A day has 1,080,000 samples at 12.5 Hz. When a length of 32 samples is set, the number of periods are 33,750. We used the 10% of the periods for validation and a 30% for testing purposes.
Optimization
This initial approach is based on using half of the number of inputs to build the full connected layers. The question is if this first approach can be optimized because the target instrument uses an ultra-low power microcontroller and in stand-alone working mode, the power source is a 3600 mAh Li-ion battery.
A first optimization is to reduce the number of used neurons. In this sense, we have made several trials with all possible combination of neurons from 16 down to 5 the FE Stages 1 and 2. Given a combination of multiple layers, each trial takes, approximately, 1.5 min and convergence is not guaranteed. We automate the training process to repeat each combination up to 50 times. The training for a given combination of number of layers stops if the trial converge. Our goal is not to obtain the best convergence, but also to determine if a solution exists.
As expected, as each layer has a smaller number of neurons, convergence takes longer. We obtained a DNN with 5 and 10 neurons in FE Stages 1 and 2. In our experiments, the second layer cannot be reduced more. On the other hand, the first layer can be reduced by up to 4 neurons, but the lost function arise up to 1% and the number of iterations must be increased to 10 k.

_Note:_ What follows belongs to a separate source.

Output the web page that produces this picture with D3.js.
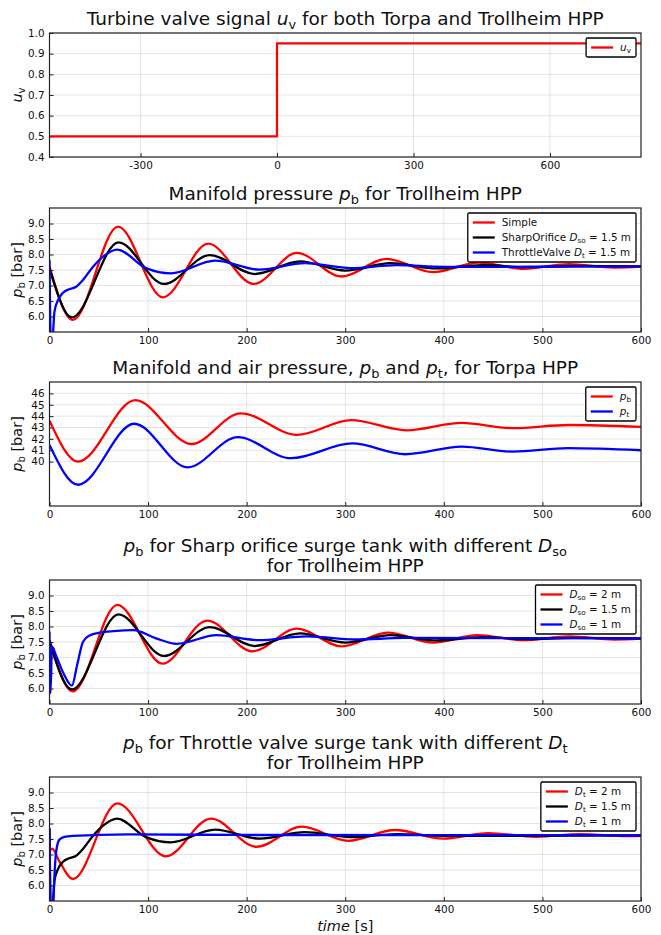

A second optimization step is to reduce the number of other non-neuron functionalities. In the proposed scheme (see
Figure 4), the most expensive function in terms of computational effort are the normalization functions. However, normalization functions are critical to keep the intermediate processed data/features within a known range. Moreover, the literature pointed out that they also increase the speed of the convergence in the training process.
Our goal is not to define a new normalization function, but one open question arises whether its use is necessary. In this sense, we have studied the computing process through each layer of the DNN. First of all, the nature of the measurement process is analyzed. The acquired data are obtained from the vertical acceleration axis of a water current meter located in an ocean offshore infrastructure. Due to the gravitational tide, the water flow never becomes zero. From the point of view of the acquired data, this fact implies that the sign of the data is never swapped. In other words, the water flow meter always provides a positive or negative value, but never changes sign.
The first layer, labeled Full Connected 1 in
Figure 4, is composed by linear functions. We observed in all obtained solutions that layer weights has the same sign. The difference between those weights are close to a decade in the range of [−0.43, 0.53] and the average is 0.02. On the other hand,
Figure 10 shows the input distribution. It follows a normal distribution. Based on these characteristic, since the normalization objective is to conform a normal distribution, the input data follows a normal distribution and the processing is performed using linear function. Therefore, we propose to remove Normalization 1 layer.
The training of the modified DNN converges in the same way without the removed layer. On the other hand, after verifying the solution we observe that one of the weights of the Full Connected 1 layer in this solution has an abnormal variation. Most of the values are in the same range and there is one value that is 4 decades lower. According to our knowledge, since the range of input values is the same in all inputs, when this behavior appears it means that there are more neurons than necessary.
Based on those clues, we remove Feature Extraction Stage 1 and run the training process again. This modification converts our proposed DNN into an artificial neural network (ANN). Therefore, from a practical point of view, this third proposal greatly reduces the computational effort. The training of the ANN is carried out using from 8 to 3 neurons in the Fully Connected 2 layer.
Figure 11 plots the results for 3 neurons in the Fully Connected 2 layer.
Despite the reduction in the number of neurons, in the Fully Connected 2 layer, the training process converges using only 3 neurons. However, this convergence is achieved one time every 9 or more training trials. As expected, reducing the number of neurons pushes the training process to the limit. To have a better chance of success, we increased the total number of iterations from 5000 to 10,000. In
Figure 11, we observe one example of the convergence. In comparison with the DNN training process, regardless of whether the validation process reaches the 100% percentage in the same way, the training process suffers convergence throughout the process. The proof of this is how the blue line in
Figure 11 does not follow the smooth behavior.
The Loss function in
Figure 11 reaches the same level than the DNN training. However, its convergence trajectory presents several peaks at those points where the training encountered difficulties in optimizing the neural network. It is remarkable the disturbance around iteration 4200 where the convergence of the complete network was reduced up to the 40%. Fortunately, the convergence reaches 10% constantly and the loss function is under 0.2 after iteration 6700.